Prompt: http://siobhanmuir.blogspot.com/2015/02/thursthreads-tying-tales-together-week.html

“That’s five hundred for me…, three, four, five, and three hundred for you.” I counted the bills out on the back of an overturned milk crate, used as a makeshift desk in my ‘office.’ “That makes us even.”

Tommy wasn’t great at math, but even someone of his limited mental powers could tell the difference between five and three. “How do you figure? I thought we were going halfsies.”

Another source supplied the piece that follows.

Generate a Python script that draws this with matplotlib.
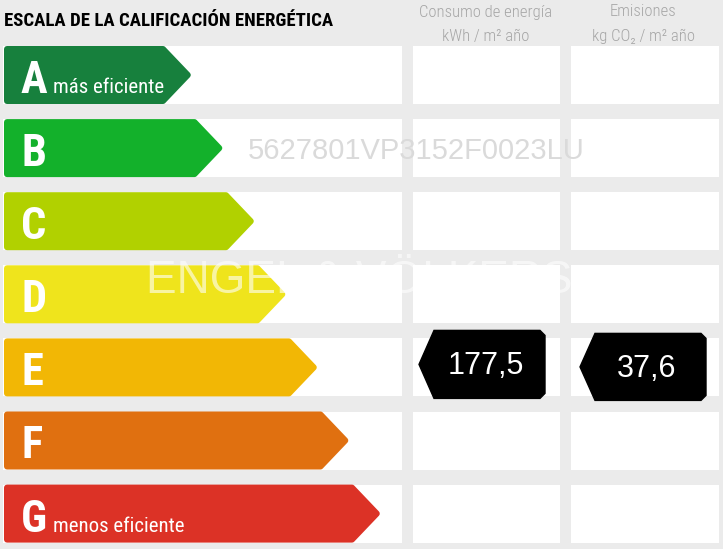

“Because it was my plan, and I’m the older one. I’ll get in more trouble if we get caught, so I get more of the money.”

“But…”

I scooted over, putting my arm around his shoulders. “Big Tom,” I began, because he always loved to be called big. “What are you going to use the money for?”

The smile on his face was instantaneous. “A new bike! There’s a bright red one down at Old Man Johnson’s. It’s got white-wall’d triers and a silver horn that honks like a geese, and…”

“And how much is that bike?”

“Old Man Johnson wants twenty dollars for it, which is why mamma said no.”

“And now you have three hundred, and mamma can’t say nothin’ no more, can she? But I don’t need a twenty dollar bike, do I?”

Tommy smile vanished, and his head hung. “No. You need medicine, don’t you?”

“I do, and it’s super-important. Mamma didn’t understand that, but you do. So, are we square?”

Tommy hugged me. “We’re square.”

Poor kid. I probably should have only given him two hundred.